## [Collected material]

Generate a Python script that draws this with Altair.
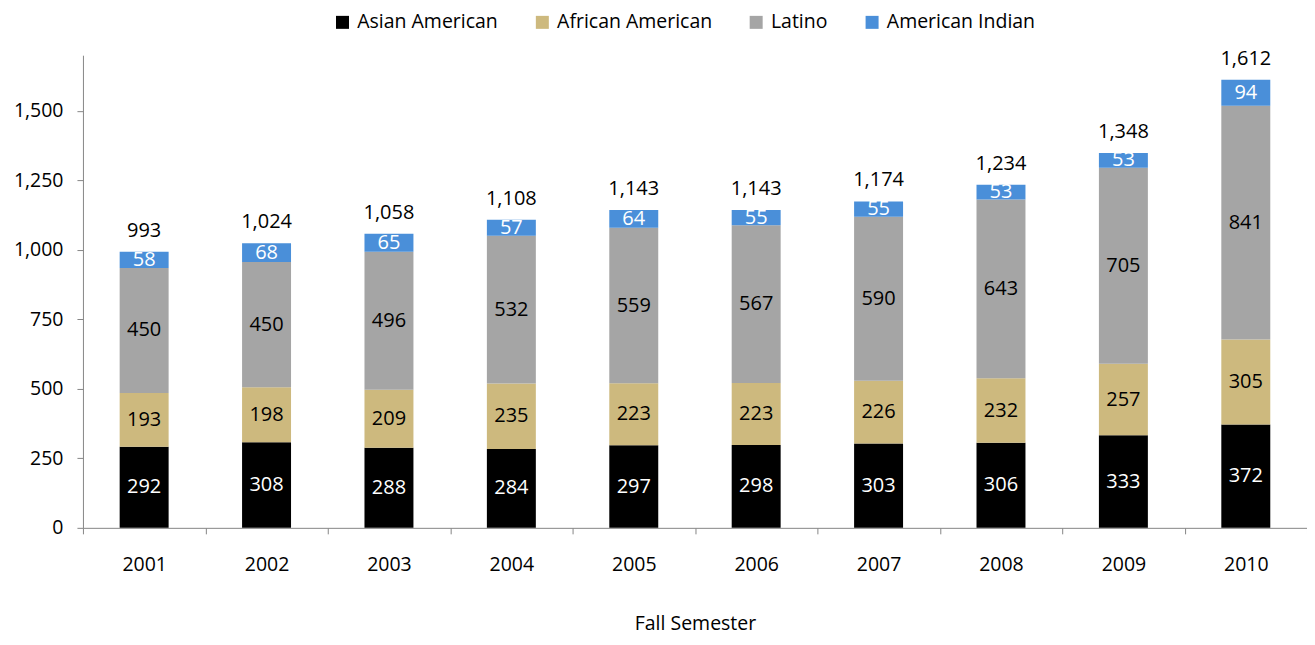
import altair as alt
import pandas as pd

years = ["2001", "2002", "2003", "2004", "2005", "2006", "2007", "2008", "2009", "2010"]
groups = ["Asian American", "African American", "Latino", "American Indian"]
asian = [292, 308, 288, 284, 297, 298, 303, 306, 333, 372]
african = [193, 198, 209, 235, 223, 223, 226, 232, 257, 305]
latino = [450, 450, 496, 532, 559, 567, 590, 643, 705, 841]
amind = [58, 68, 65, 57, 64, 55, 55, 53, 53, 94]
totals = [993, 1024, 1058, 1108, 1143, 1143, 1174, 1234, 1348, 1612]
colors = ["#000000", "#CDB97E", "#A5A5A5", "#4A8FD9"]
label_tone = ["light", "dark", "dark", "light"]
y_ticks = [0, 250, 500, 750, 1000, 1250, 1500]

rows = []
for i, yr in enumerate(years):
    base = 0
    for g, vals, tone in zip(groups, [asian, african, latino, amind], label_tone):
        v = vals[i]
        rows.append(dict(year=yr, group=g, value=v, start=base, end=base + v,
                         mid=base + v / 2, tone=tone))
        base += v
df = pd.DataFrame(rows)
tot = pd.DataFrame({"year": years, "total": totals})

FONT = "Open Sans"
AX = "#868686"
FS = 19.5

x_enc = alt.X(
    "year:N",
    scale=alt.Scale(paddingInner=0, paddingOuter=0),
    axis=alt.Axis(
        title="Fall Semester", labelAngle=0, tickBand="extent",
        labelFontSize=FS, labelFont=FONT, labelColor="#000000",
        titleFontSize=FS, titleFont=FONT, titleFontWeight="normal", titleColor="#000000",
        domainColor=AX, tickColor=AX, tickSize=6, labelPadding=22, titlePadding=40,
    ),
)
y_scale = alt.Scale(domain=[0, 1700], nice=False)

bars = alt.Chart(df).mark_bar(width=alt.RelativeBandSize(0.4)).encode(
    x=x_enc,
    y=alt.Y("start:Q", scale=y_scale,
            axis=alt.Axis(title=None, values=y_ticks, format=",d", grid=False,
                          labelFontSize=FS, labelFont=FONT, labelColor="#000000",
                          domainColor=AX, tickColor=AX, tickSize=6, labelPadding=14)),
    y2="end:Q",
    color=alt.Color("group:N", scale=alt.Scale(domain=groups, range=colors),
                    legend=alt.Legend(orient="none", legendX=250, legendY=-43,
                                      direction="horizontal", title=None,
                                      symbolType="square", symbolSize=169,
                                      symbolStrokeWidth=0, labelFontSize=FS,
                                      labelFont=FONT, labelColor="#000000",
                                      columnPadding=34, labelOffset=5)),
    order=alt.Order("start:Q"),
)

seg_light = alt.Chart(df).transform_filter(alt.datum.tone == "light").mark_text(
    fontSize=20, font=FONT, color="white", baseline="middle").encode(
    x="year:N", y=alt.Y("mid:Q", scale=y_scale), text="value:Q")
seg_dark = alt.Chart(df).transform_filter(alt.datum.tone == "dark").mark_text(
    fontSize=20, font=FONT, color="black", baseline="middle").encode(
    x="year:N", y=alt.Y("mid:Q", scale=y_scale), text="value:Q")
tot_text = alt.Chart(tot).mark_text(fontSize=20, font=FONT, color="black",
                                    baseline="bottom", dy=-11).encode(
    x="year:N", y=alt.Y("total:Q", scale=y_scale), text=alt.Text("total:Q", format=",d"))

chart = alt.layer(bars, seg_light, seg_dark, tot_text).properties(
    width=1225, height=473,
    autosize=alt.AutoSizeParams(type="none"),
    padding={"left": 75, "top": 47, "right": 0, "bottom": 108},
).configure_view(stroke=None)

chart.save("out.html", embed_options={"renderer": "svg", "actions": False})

## [Problem]
Set the lines above down again, word for word, from the first through the one containing "import pandas as pd"; pictures excluded.

## [Correct answer]
Generate a Python script that draws this with Altair.
import altair as alt
import pandas as pd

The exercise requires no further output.